**REQUIRED TASK**
Copy out precisely the lines beginning at the line that contains "Recreate this image" and ending at the line that contains "const textColor = '#595959';", including both.

**DATASET ENTRIES**

+ + +

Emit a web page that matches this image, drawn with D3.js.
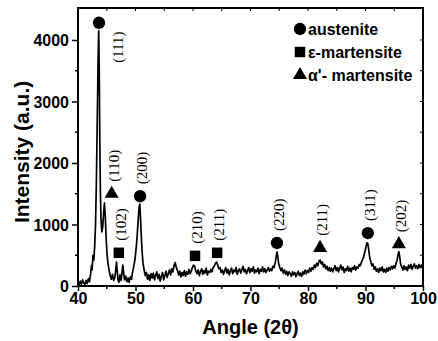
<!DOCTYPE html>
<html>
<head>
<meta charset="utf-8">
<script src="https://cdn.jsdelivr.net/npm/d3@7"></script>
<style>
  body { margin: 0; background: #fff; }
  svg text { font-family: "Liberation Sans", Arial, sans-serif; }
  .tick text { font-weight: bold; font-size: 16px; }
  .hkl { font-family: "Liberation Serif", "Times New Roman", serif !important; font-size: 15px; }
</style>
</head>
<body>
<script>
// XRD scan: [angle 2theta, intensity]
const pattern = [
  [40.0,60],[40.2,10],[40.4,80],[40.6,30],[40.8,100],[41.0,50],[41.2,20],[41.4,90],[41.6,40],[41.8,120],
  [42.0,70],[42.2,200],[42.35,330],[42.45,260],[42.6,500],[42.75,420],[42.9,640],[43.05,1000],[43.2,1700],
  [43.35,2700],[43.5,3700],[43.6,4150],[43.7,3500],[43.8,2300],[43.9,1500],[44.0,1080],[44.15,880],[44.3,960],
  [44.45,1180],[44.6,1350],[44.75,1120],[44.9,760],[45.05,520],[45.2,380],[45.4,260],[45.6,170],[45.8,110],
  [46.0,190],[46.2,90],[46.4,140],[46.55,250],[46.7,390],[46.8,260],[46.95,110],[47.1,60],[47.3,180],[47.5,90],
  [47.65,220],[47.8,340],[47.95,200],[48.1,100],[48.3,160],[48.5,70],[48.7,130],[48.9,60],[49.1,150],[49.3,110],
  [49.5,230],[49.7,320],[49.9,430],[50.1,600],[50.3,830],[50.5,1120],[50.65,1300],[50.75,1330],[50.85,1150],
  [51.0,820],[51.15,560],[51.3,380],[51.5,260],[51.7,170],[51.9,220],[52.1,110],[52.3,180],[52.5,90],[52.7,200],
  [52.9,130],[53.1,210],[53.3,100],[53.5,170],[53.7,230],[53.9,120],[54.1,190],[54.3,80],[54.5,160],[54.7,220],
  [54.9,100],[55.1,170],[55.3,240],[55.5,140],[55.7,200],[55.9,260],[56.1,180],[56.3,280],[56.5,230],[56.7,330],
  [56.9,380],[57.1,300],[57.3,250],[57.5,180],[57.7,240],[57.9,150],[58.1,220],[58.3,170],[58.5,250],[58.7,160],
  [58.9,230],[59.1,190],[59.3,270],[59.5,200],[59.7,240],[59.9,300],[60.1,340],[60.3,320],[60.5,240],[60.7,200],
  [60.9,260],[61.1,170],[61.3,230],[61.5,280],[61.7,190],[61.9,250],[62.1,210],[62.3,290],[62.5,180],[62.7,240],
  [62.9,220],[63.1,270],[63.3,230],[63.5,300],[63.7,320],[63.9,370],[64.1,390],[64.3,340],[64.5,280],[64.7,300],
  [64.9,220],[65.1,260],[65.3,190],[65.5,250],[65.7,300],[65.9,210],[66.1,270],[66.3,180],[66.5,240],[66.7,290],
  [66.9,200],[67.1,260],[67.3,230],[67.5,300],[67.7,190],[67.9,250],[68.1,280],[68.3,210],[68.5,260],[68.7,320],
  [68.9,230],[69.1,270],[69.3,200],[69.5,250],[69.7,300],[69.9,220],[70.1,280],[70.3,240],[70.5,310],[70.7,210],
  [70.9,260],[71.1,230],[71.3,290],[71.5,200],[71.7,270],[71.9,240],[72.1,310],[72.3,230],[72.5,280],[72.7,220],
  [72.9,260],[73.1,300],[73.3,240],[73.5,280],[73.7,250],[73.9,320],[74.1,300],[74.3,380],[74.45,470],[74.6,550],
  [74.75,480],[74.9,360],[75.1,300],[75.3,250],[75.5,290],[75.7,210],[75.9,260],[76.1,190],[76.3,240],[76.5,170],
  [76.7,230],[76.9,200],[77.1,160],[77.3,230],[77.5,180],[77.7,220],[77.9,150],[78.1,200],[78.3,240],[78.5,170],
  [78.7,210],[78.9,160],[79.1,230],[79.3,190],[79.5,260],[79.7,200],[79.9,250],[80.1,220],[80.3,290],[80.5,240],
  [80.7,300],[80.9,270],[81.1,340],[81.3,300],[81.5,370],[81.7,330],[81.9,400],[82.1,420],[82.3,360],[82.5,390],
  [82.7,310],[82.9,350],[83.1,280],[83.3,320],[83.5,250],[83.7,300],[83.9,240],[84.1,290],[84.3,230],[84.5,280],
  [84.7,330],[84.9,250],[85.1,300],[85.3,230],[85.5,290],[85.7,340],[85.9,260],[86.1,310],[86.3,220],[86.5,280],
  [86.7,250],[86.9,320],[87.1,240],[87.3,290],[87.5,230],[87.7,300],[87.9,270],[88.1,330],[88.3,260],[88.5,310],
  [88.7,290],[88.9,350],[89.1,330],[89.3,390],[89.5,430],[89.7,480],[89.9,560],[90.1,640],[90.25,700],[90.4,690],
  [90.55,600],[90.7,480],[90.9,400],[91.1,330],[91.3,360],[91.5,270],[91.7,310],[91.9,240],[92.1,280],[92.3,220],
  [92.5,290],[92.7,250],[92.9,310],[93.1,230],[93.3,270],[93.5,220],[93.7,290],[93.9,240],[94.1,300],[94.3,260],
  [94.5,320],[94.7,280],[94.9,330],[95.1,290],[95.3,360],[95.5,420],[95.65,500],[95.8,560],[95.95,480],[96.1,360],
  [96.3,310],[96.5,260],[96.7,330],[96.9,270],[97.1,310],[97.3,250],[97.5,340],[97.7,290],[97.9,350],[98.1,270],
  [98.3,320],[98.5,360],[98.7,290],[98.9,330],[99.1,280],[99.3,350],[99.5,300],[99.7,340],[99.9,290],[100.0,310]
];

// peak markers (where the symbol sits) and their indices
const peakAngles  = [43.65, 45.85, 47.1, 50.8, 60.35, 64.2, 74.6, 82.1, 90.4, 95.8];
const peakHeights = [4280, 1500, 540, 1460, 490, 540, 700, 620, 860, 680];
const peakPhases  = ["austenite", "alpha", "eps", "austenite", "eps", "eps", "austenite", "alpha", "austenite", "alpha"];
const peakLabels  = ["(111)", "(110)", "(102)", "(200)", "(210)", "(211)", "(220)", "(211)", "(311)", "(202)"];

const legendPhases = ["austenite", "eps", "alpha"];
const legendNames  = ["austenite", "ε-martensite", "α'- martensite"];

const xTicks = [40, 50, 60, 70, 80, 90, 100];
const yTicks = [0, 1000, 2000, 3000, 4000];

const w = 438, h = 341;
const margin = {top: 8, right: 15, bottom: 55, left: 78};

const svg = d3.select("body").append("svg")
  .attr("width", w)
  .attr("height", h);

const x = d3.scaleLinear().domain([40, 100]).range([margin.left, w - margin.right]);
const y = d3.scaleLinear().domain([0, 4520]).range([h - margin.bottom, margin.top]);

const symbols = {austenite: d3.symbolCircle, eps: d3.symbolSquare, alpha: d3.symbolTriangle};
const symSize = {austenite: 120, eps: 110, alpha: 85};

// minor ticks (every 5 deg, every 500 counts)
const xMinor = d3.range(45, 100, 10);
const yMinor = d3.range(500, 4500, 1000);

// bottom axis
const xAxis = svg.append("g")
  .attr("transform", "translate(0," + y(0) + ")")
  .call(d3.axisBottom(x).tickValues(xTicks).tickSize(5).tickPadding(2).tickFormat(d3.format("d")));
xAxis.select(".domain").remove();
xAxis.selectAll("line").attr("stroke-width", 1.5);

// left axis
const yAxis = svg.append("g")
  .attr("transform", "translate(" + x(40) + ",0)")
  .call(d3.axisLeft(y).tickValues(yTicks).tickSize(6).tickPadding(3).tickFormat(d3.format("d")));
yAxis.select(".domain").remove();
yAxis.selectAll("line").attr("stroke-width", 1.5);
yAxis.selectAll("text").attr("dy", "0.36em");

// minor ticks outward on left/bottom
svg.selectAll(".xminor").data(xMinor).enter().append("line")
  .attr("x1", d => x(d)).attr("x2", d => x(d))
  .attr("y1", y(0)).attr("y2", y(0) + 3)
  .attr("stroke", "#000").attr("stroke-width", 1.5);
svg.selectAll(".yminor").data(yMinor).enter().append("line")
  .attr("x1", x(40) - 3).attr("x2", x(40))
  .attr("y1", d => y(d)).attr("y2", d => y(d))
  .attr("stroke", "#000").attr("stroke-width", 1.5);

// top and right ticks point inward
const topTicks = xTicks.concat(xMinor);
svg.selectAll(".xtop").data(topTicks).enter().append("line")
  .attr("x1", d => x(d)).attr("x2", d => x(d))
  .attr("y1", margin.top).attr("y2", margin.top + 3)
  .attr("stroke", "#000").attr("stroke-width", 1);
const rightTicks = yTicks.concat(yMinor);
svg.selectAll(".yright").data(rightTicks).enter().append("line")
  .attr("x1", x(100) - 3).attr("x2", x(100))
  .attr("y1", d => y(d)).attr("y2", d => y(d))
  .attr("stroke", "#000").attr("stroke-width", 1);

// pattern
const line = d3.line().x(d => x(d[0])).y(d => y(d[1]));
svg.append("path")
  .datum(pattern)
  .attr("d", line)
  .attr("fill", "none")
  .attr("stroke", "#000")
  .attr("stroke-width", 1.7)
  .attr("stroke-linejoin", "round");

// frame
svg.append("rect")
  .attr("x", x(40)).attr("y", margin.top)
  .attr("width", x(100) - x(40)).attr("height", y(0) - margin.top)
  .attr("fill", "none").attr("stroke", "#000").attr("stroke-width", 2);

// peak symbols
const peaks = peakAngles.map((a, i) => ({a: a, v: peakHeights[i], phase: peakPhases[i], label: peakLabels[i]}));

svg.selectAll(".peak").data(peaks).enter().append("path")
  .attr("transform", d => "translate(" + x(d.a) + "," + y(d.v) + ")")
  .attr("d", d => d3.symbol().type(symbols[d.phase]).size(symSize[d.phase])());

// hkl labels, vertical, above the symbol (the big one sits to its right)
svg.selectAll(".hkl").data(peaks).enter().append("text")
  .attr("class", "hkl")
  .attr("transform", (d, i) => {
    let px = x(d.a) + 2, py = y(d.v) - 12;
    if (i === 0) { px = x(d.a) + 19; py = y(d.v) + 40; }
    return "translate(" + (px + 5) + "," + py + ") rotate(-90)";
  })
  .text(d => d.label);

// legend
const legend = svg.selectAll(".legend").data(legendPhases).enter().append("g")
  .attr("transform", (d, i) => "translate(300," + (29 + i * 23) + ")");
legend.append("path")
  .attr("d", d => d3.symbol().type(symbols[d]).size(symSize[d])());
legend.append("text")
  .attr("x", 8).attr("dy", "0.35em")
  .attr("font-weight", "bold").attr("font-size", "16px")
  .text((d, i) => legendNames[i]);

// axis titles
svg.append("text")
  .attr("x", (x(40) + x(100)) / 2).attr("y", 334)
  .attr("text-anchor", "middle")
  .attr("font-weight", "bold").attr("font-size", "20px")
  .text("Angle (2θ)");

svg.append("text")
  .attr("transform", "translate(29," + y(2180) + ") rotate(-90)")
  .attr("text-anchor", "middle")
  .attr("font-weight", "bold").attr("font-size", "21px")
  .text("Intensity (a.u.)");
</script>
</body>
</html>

+ + +

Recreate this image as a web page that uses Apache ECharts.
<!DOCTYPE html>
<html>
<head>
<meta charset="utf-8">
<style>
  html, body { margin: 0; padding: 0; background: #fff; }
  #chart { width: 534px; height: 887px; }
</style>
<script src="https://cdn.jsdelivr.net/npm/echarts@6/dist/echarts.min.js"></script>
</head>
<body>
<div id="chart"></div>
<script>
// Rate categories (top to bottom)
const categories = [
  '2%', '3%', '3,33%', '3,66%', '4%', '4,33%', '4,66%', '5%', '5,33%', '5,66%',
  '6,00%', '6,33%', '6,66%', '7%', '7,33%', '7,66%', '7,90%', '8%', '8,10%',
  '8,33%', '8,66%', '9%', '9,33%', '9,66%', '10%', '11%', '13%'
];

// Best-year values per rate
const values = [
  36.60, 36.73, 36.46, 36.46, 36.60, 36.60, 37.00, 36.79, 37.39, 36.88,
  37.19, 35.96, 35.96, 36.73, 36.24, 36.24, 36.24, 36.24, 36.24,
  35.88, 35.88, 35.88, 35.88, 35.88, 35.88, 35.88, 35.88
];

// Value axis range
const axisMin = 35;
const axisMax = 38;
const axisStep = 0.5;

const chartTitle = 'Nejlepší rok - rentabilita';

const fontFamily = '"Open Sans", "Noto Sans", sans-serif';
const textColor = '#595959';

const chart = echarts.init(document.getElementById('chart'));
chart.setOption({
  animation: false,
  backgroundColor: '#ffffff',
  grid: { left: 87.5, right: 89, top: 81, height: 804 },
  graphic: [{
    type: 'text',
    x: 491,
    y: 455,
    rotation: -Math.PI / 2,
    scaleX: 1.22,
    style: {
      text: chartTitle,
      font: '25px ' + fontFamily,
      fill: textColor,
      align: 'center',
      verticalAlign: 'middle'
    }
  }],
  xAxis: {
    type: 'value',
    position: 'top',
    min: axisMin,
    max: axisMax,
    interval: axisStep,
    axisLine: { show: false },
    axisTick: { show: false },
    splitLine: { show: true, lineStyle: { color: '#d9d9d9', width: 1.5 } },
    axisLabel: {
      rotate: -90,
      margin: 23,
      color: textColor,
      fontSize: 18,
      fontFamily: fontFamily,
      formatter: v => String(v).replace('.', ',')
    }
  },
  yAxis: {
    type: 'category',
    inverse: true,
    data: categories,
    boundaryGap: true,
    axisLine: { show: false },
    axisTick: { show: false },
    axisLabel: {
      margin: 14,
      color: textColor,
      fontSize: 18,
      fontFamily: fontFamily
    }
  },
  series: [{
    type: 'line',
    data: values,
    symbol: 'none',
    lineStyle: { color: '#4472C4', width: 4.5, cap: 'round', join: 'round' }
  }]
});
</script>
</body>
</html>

+ + +

**THE OUTPUT**
Recreate this image as a web page that uses Apache ECharts.
<!DOCTYPE html>
<html>
<head>
<meta charset="utf-8">
<style>
  html, body { margin: 0; padding: 0; background: #fff; }
  #chart { width: 534px; height: 887px; }
</style>
<script src="https://cdn.jsdelivr.net/npm/echarts@6/dist/echarts.min.js"></script>
</head>
<body>
<div id="chart"></div>
<script>
// Rate categories (top to bottom)
const categories = [
  '2%', '3%', '3,33%', '3,66%', '4%', '4,33%', '4,66%', '5%', '5,33%', '5,66%',
  '6,00%', '6,33%', '6,66%', '7%', '7,33%', '7,66%', '7,90%', '8%', '8,10%',
  '8,33%', '8,66%', '9%', '9,33%', '9,66%', '10%', '11%', '13%'
];

// Best-year values per rate
const values = [
  36.60, 36.73, 36.46, 36.46, 36.60, 36.60, 37.00, 36.79, 37.39, 36.88,
  37.19, 35.96, 35.96, 36.73, 36.24, 36.24, 36.24, 36.24, 36.24,
  35.88, 35.88, 35.88, 35.88, 35.88, 35.88, 35.88, 35.88
];

// Value axis range
const axisMin = 35;
const axisMax = 38;
const axisStep = 0.5;

const chartTitle = 'Nejlepší rok - rentabilita';

const fontFamily = '"Open Sans", "Noto Sans", sans-serif';
const textColor = '#595959';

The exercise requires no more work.